** start **

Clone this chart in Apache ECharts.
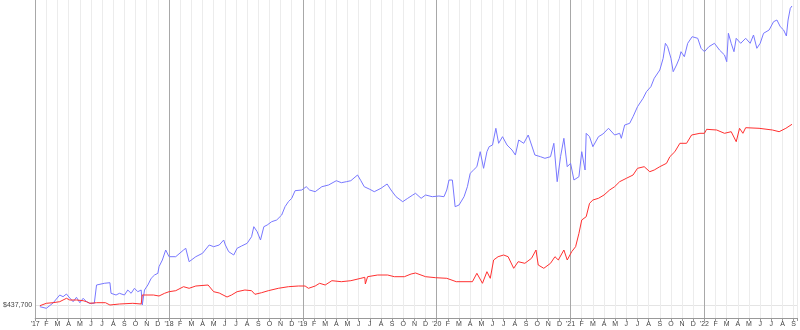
<!DOCTYPE html>
<html>
<head>
<meta charset="utf-8">
<script src="https://cdn.jsdelivr.net/npm/echarts@6/dist/echarts.min.js"></script>
<style>html,body{margin:0;padding:0;background:#fff}#c{width:800px;height:330px}</style>
</head>
<body>
<div id="c"></div>
<script>
// x = months since Jan 2017 (fractional)
const monthLetters = ['J','F','M','A','M','J','J','A','S','O','N','D'];
const yearLabels = ["'17","'18","'19","'20","'21","'22"];
const yLabelValues = [437700];

const blueMonth = [0.42,1.0,1.6,2.2,2.5,2.8,3.1,3.4,3.7,4.0,4.3,4.6,4.9,5.3,5.5,6.2,6.7,6.8,7.25,7.55,8.0,8.3,8.6,8.9,9.2,9.5,9.6,9.8,10.1,10.4,10.7,11.0,11.1,11.4,11.7,12.0,12.6,13.3,13.5,13.8,14.4,15.0,15.6,16.0,16.5,16.9,17.05,17.35,17.8,18.1,18.5,19.0,19.4,19.6,19.9,20.2,20.5,20.8,21.2,21.65,22.1,22.4,22.7,23.0,23.3,23.9,24.3,24.6,25.1,25.7,26.3,27.0,27.45,27.9,28.3,28.9,29.2,29.5,30.0,30.4,31.0,31.55,31.9,32.35,32.95,33.4,33.85,34.1,34.6,35.0,35.6,36.2,36.65,36.9,37.1,37.4,37.65,38.0,38.45,38.75,39.0,39.3,39.6,39.9,40.2,40.5,40.7,41.0,41.3,41.55,41.9,42.3,42.75,43.05,43.35,43.8,44.2,44.5,44.8,45.3,45.7,46.2,46.5,46.8,47.1,47.4,47.7,48.0,48.3,48.75,49.0,49.3,49.4,49.7,50.0,50.5,50.9,51.4,51.95,52.4,52.55,52.85,53.3,53.6,54.0,54.5,54.8,55.2,55.5,56.0,56.3,56.5,56.7,57.0,57.2,57.5,57.75,57.9,58.2,58.5,58.9,59.4,59.7,60.0,60.4,60.9,61.35,61.8,62.0,62.15,62.4,62.65,62.85,63.25,63.7,64.1,64.4,64.7,65.0,65.3,65.8,66.2,66.5,66.8,67.1,67.35,67.5,67.7,67.85];
const blueValue = [432600,427800,443700,467700,462600,470700,458700,447600,460800,444600,457800,447600,442800,442800,497700,502800,504600,472800,467700,472800,467700,482700,472800,487800,477600,482700,437700,482700,497700,517800,527700,532800,552600,572700,602700,582600,582600,602700,607800,567600,582600,592800,617700,612600,617700,632700,617700,597600,587700,607800,614700,622800,642600,672600,657600,632700,672600,677700,687600,692700,707700,732600,747600,757800,780600,782700,792600,782700,777600,792600,797700,810600,804600,807600,810600,827700,810600,792600,784800,777600,787800,800700,782700,762600,747600,757800,767700,772800,757800,767700,762600,764700,762600,782700,812700,812700,732600,737700,762600,792600,832800,842700,852600,897600,847800,897600,912600,917700,967800,922800,942600,917700,902700,887700,932700,922800,947700,917700,887700,882600,877800,882600,922800,807600,882600,937800,852600,862800,812700,822600,897600,842700,952800,942600,912600,942600,950700,967800,947700,952800,937800,977700,982800,1002600,1032600,1057800,1077600,1092600,1117800,1142700,1177800,1222800,1212600,1177800,1137600,1157700,1177800,1197600,1182600,1222800,1242600,1237800,1207800,1197600,1212600,1222800,1202700,1187700,1167600,1252800,1222800,1197600,1237800,1222800,1237800,1222800,1247700,1207800,1222800,1252800,1262700,1287600,1292700,1272600,1262700,1244700,1292700,1327800,1334700];

const redMonth = [0.42,1.0,1.6,2.2,2.8,3.1,3.7,4.3,4.6,4.9,5.5,6.3,6.7,7.55,8.75,9.5,9.6,10.6,11.1,11.6,12.0,12.6,13.3,13.8,14.4,15.5,16.0,16.5,17.2,17.6,18.1,18.8,19.4,19.7,20.3,20.9,21.8,22.7,23.6,24.2,24.5,25.1,25.5,26.0,26.6,27.45,28.3,29.2,29.55,29.6,29.8,30.7,31.6,32.2,33.1,33.7,34.1,35.0,35.9,36.9,37.75,39.2,39.6,40.1,40.5,40.8,41.1,41.5,42.0,42.4,42.9,43.3,43.9,44.5,44.9,45.1,45.6,46.2,46.6,46.9,47.4,47.7,48.1,48.45,48.75,49.0,49.4,49.7,50.0,50.5,51.0,51.5,51.95,52.4,53.0,53.6,54.0,54.6,55.1,55.5,56.0,56.6,56.9,57.35,57.8,58.4,58.85,59.6,60.0,60.2,61.1,61.8,62.4,62.85,63.15,63.45,63.7,64.9,66.1,66.7,67.3,67.85];
const redValue = [435600,442800,444600,447600,457800,452700,452700,450600,447600,442800,444600,444600,437700,440700,442800,440700,467700,467700,464700,472800,477600,480600,492600,487800,494700,497700,477600,473700,461700,467700,477600,482700,480600,469800,474600,480600,487800,492600,494700,494700,487800,494700,502800,497700,510600,507600,510600,517800,520800,500700,522600,527700,527700,522600,522600,530700,533700,522600,519600,517800,507600,507600,532800,502800,537600,517800,572700,582600,587700,582600,547800,567600,562800,577800,602700,557700,547800,562800,582600,572700,602700,572700,597600,612600,652800,692700,702600,742800,752700,757800,767700,782700,792600,807600,817800,827700,847800,852600,837600,842700,852600,862800,882600,897600,922800,922800,947700,952800,952800,964800,962700,952800,957600,927600,967800,952800,969600,967800,962700,957600,967800,979800];

const pair = (xs, ys) => xs.map((x, i) => [x, ys[i]]);

const splitColors = ['#a8a8a8'];
for (let i = 1; i < 12; i++) splitColors.push('#ececec');

const chart = echarts.init(document.getElementById('c'), null, {renderer: 'canvas'});
chart.setOption({
  animation: false,
  backgroundColor: '#fff',
  grid: {left: 32, right: 2, top: 0, bottom: 12, containLabel: false},
  xAxis: {
    type: 'value', min: 0, max: 68.3, interval: 1,
    axisLine: {show: true, lineStyle: {color: '#999', width: 1}},
    axisTick: {show: true, length: 3, lineStyle: {color: '#999'}},
    axisLabel: {
      fontSize: 7, color: '#444', margin: 3, fontFamily: 'Liberation Sans, Arial, sans-serif',
      formatter: v => {
        if (Math.abs(v - Math.round(v)) > 1e-6) return '';
        const m = Math.round(v);
        if (m % 12 === 0) return yearLabels[m / 12] || '';
        return monthLetters[m % 12];
      }
    },
    splitLine: {show: true, lineStyle: {color: splitColors, width: 1}}
  },
  yAxis: {
    type: 'value', min: 398700, max: 1352700,
    axisLine: {show: false},
    axisTick: {show: false, customValues: yLabelValues},
    axisLabel: {
      customValues: yLabelValues, fontSize: 7, color: '#444', margin: 3,
      fontFamily: 'Liberation Sans, Arial, sans-serif',
      formatter: v => '$' + v.toLocaleString('en-US')
    },
    splitLine: {show: true, lineStyle: {color: '#e4e4e4', width: 1}}
  },
  series: [
    {type: 'line', data: pair(blueMonth, blueValue), showSymbol: false, symbol: 'none',
     lineStyle: {color: '#7878ff', width: 1}, z: 2},
    {type: 'line', data: pair(redMonth, redValue), showSymbol: false, symbol: 'none',
     lineStyle: {color: '#ff3030', width: 1}, z: 3}
  ]
});
</script>
</body>
</html>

** end **

What to do:
Give an exact reproduction of every line, leaving out any picture.

The response:
Clone this chart in Apache ECharts.
<!DOCTYPE html>
<html>
<head>
<meta charset="utf-8">
<script src="https://cdn.jsdelivr.net/npm/echarts@6/dist/echarts.min.js"></script>
<style>html,body{margin:0;padding:0;background:#fff}#c{width:800px;height:330px}</style>
</head>
<body>
<div id="c"></div>
<script>
// x = months since Jan 2017 (fractional)
const monthLetters = ['J','F','M','A','M','J','J','A','S','O','N','D'];
const yearLabels = ["'17","'18","'19","'20","'21","'22"];
const yLabelValues = [437700];

const blueMonth = [0.42,1.0,1.6,2.2,2.5,2.8,3.1,3.4,3.7,4.0,4.3,4.6,4.9,5.3,5.5,6.2,6.7,6.8,7.25,7.55,8.0,8.3,8.6,8.9,9.2,9.5,9.6,9.8,10.1,10.4,10.7,11.0,11.1,11.4,11.7,12.0,12.6,13.3,13.5,13.8,14.4,15.0,15.6,16.0,16.5,16.9,17.05,17.35,17.8,18.1,18.5,19.0,19.4,19.6,19.9,20.2,20.5,20.8,21.2,21.65,22.1,22.4,22.7,23.0,23.3,23.9,24.3,24.6,25.1,25.7,26.3,27.0,27.45,27.9,28.3,28.9,29.2,29.5,30.0,30.4,31.0,31.55,31.9,32.35,32.95,33.4,33.85,34.1,34.6,35.0,35.6,36.2,36.65,36.9,37.1,37.4,37.65,38.0,38.45,38.75,39.0,39.3,39.6,39.9,40.2,40.5,40.7,41.0,41.3,41.55,41.9,42.3,42.75,43.05,43.35,43.8,44.2,44.5,44.8,45.3,45.7,46.2,46.5,46.8,47.1,47.4,47.7,48.0,48.3,48.75,49.0,49.3,49.4,49.7,50.0,50.5,50.9,51.4,51.95,52.4,52.55,52.85,53.3,53.6,54.0,54.5,54.8,55.2,55.5,56.0,56.3,56.5,56.7,57.0,57.2,57.5,57.75,57.9,58.2,58.5,58.9,59.4,59.7,60.0,60.4,60.9,61.35,61.8,62.0,62.15,62.4,62.65,62.85,63.25,63.7,64.1,64.4,64.7,65.0,65.3,65.8,66.2,66.5,66.8,67.1,67.35,67.5,67.7,67.85];
const blueValue = [432600,427800,443700,467700,462600,470700,458700,447600,460800,444600,457800,447600,442800,442800,497700,502800,504600,472800,467700,472800,467700,482700,472800,487800,477600,482700,437700,482700,497700,517800,527700,532800,552600,572700,602700,582600,582600,602700,607800,567600,582600,592800,617700,612600,617700,632700,617700,597600,587700,607800,614700,622800,642600,672600,657600,632700,672600,677700,687600,692700,707700,732600,747600,757800,780600,782700,792600,782700,777600,792600,797700,810600,804600,807600,810600,827700,810600,792600,784800,777600,787800,800700,782700,762600,747600,757800,767700,772800,757800,767700,762600,764700,762600,782700,812700,812700,732600,737700,762600,792600,832800,842700,852600,897600,847800,897600,912600,917700,967800,922800,942600,917700,902700,887700,932700,922800,947700,917700,887700,882600,877800,882600,922800,807600,882600,937800,852600,862800,812700,822600,897600,842700,952800,942600,912600,942600,950700,967800,947700,952800,937800,977700,982800,1002600,1032600,1057800,1077600,1092600,1117800,1142700,1177800,1222800,1212600,1177800,1137600,1157700,1177800,1197600,1182600,1222800,1242600,1237800,1207800,1197600,1212600,1222800,1202700,1187700,1167600,1252800,1222800,1197600,1237800,1222800,1237800,1222800,1247700,1207800,1222800,1252800,1262700,1287600,1292700,1272600,1262700,1244700,1292700,1327800,1334700];

const redMonth = [0.42,1.0,1.6,2.2,2.8,3.1,3.7,4.3,4.6,4.9,5.5,6.3,6.7,7.55,8.75,9.5,9.6,10.6,11.1,11.6,12.0,12.6,13.3,13.8,14.4,15.5,16.0,16.5,17.2,17.6,18.1,18.8,19.4,19.7,20.3,20.9,21.8,22.7,23.6,24.2,24.5,25.1,25.5,26.0,26.6,27.45,28.3,29.2,29.55,29.6,29.8,30.7,31.6,32.2,33.1,33.7,34.1,35.0,35.9,36.9,37.75,39.2,39.6,40.1,40.5,40.8,41.1,41.5,42.0,42.4,42.9,43.3,43.9,44.5,44.9,45.1,45.6,46.2,46.6,46.9,47.4,47.7,48.1,48.45,48.75,49.0,49.4,49.7,50.0,50.5,51.0,51.5,51.95,52.4,53.0,53.6,54.0,54.6,55.1,55.5,56.0,56.6,56.9,57.35,57.8,58.4,58.85,59.6,60.0,60.2,61.1,61.8,62.4,62.85,63.15,63.45,63.7,64.9,66.1,66.7,67.3,67.85];
const redValue = [435600,442800,444600,447600,457800,452700,452700,450600,447600,442800,444600,444600,437700,440700,442800,440700,467700,467700,464700,472800,477600,480600,492600,487800,494700,497700,477600,473700,461700,467700,477600,482700,480600,469800,474600,480600,487800,492600,494700,494700,487800,494700,502800,497700,510600,507600,510600,517800,520800,500700,522600,527700,527700,522600,522600,530700,533700,522600,519600,517800,507600,507600,532800,502800,537600,517800,572700,582600,587700,582600,547800,567600,562800,577800,602700,557700,547800,562800,582600,572700,602700,572700,597600,612600,652800,692700,702600,742800,752700,757800,767700,782700,792600,807600,817800,827700,847800,852600,837600,842700,852600,862800,882600,897600,922800,922800,947700,952800,952800,964800,962700,952800,957600,927600,967800,952800,969600,967800,962700,957600,967800,979800];

const pair = (xs, ys) => xs.map((x, i) => [x, ys[i]]);

const splitColors = ['#a8a8a8'];
for (let i = 1; i < 12; i++) splitColors.push('#ececec');

const chart = echarts.init(document.getElementById('c'), null, {renderer: 'canvas'});
chart.setOption({
  animation: false,
  backgroundColor: '#fff',
  grid: {left: 32, right: 2, top: 0, bottom: 12, containLabel: false},
  xAxis: {
    type: 'value', min: 0, max: 68.3, interval: 1,
    axisLine: {show: true, lineStyle: {color: '#999', width: 1}},
    axisTick: {show: true, length: 3, lineStyle: {color: '#999'}},
    axisLabel: {
      fontSize: 7, color: '#444', margin: 3, fontFamily: 'Liberation Sans, Arial, sans-serif',
      formatter: v => {
        if (Math.abs(v - Math.round(v)) > 1e-6) return '';
        const m = Math.round(v);
        if (m % 12 === 0) return yearLabels[m / 12] || '';
        return monthLetters[m % 12];
      }
    },
    splitLine: {show: true, lineStyle: {color: splitColors, width: 1}}
  },
  yAxis: {
    type: 'value', min: 398700, max: 1352700,
    axisLine: {show: false},
    axisTick: {show: false, customValues: yLabelValues},
    axisLabel: {
      customValues: yLabelValues, fontSize: 7, color: '#444', margin: 3,
      fontFamily: 'Liberation Sans, Arial, sans-serif',
      formatter: v => '$' + v.toLocaleString('en-US')
    },
    splitLine: {show: true, lineStyle: {color: '#e4e4e4', width: 1}}
  },
  series: [
    {type: 'line', data: pair(blueMonth, blueValue), showSymbol: false, symbol: 'none',
     lineStyle: {color: '#7878ff', width: 1}, z: 2},
    {type: 'line', data: pair(redMonth, redValue), showSymbol: false, symbol: 'none',
     lineStyle: {color: '#ff3030', width: 1}, z: 3}
  ]
});
</script>
</body>
</html>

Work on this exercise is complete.